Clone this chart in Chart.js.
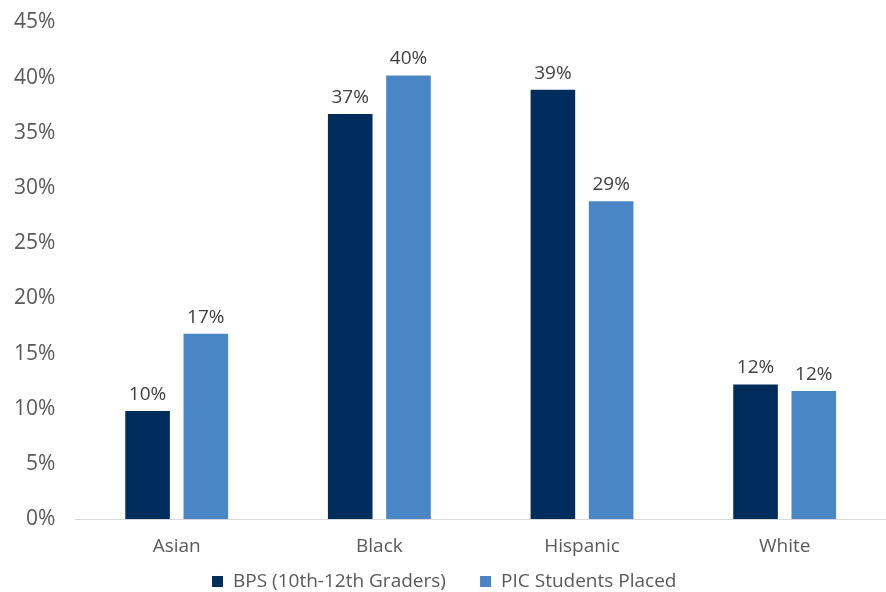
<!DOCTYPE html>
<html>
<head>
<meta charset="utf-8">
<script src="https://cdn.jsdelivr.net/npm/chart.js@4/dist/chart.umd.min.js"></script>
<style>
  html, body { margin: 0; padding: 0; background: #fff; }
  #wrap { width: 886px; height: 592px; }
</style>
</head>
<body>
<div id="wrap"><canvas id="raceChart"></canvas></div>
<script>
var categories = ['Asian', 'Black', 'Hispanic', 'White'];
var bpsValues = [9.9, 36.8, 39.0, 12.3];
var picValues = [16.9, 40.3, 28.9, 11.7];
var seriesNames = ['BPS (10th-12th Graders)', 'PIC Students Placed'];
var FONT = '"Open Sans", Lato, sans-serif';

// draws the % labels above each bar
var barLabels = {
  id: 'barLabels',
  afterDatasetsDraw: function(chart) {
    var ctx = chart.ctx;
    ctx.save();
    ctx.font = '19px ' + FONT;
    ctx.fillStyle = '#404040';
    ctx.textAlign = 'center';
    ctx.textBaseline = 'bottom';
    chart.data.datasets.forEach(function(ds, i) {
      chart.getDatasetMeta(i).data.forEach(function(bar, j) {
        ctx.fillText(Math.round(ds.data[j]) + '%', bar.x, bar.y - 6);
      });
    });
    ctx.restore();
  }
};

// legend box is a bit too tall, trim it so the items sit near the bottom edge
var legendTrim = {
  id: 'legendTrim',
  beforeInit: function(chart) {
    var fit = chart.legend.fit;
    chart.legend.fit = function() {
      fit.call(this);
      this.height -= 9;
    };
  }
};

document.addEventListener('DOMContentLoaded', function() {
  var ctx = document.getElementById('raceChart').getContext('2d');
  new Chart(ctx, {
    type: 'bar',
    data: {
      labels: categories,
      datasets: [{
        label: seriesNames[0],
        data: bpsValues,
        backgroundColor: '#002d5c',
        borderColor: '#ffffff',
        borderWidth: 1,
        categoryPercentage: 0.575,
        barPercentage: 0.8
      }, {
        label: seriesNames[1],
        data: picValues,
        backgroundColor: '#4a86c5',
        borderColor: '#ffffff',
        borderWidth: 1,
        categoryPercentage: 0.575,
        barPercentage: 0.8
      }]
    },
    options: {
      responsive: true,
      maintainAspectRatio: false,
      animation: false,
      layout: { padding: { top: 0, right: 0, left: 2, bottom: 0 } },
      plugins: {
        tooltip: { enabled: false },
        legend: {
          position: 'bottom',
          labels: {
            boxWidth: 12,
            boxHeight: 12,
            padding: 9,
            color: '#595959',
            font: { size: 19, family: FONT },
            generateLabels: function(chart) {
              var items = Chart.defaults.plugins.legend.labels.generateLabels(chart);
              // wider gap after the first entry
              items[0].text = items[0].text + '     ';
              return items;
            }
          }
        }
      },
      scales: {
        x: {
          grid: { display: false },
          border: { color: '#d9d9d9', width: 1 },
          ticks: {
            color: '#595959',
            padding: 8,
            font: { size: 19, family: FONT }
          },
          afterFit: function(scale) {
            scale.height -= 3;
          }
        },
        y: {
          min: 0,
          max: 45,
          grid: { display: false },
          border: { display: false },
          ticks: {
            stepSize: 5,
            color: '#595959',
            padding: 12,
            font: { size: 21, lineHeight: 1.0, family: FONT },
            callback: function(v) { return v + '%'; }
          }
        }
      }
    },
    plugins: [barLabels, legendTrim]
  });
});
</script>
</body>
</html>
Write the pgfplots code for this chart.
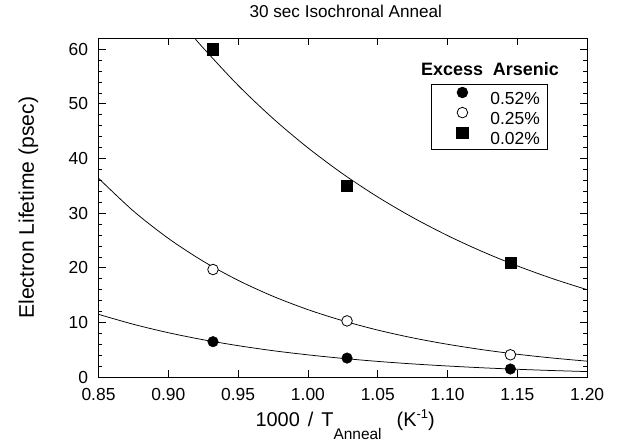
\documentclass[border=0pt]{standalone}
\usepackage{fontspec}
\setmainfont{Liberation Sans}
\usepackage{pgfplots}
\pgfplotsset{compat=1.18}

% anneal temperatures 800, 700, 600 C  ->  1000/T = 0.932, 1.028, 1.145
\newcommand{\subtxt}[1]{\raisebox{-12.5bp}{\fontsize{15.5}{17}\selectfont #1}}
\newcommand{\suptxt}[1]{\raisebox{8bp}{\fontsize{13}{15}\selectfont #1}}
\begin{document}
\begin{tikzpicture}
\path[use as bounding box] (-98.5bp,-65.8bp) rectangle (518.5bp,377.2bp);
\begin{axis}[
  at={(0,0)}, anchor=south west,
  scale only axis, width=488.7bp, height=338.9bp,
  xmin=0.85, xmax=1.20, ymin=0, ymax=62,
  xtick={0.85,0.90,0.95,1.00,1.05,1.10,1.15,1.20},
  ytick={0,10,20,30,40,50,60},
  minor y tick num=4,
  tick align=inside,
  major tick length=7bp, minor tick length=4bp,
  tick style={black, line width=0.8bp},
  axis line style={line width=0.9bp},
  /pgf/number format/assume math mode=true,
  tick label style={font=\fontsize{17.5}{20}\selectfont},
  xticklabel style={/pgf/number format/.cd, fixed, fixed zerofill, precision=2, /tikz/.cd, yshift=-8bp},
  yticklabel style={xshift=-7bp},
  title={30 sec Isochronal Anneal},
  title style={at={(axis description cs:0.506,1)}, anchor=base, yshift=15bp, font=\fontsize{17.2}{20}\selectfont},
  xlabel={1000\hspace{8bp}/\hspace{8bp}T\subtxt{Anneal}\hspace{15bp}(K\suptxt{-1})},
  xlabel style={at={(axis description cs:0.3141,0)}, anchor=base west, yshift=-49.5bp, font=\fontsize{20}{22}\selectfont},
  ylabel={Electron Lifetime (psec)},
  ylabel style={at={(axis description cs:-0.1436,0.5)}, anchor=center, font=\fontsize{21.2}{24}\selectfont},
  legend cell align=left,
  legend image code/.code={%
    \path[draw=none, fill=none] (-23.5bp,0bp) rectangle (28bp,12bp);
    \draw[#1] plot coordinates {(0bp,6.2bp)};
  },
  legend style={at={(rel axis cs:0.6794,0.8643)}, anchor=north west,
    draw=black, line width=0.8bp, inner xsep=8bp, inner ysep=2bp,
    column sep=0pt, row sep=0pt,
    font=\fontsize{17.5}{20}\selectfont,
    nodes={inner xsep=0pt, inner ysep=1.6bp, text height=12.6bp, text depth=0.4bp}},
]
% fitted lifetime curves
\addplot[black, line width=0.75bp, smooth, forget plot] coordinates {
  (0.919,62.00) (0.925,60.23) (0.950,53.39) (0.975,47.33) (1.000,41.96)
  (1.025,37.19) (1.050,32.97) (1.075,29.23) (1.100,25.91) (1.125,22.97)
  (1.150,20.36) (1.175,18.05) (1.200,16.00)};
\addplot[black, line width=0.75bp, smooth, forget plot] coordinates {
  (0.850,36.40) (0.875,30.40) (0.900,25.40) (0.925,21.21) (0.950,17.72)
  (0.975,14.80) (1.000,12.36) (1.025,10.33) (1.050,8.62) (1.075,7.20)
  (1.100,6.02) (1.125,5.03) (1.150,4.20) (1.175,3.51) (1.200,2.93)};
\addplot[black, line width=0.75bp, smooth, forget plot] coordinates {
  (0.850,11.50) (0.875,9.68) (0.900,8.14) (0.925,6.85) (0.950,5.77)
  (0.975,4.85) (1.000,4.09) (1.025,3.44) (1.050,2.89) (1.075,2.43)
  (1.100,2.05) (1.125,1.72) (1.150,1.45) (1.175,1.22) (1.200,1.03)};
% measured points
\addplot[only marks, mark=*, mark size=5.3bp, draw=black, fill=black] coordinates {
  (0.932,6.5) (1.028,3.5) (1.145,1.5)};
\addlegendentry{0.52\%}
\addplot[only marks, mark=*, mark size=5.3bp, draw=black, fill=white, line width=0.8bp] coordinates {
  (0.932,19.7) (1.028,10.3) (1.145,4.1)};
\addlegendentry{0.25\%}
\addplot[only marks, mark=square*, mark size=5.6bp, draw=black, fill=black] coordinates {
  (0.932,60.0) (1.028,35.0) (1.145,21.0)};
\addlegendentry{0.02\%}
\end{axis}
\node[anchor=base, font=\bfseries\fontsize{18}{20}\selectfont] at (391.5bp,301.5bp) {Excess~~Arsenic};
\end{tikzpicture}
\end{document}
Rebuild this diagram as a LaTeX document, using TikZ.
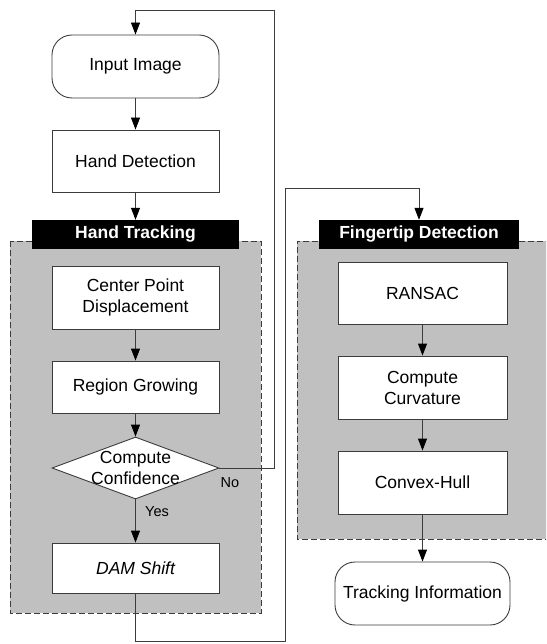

***

*Goal*
Scan the material above and determine how many lines include the word "code"; report only the number.

*Output*
2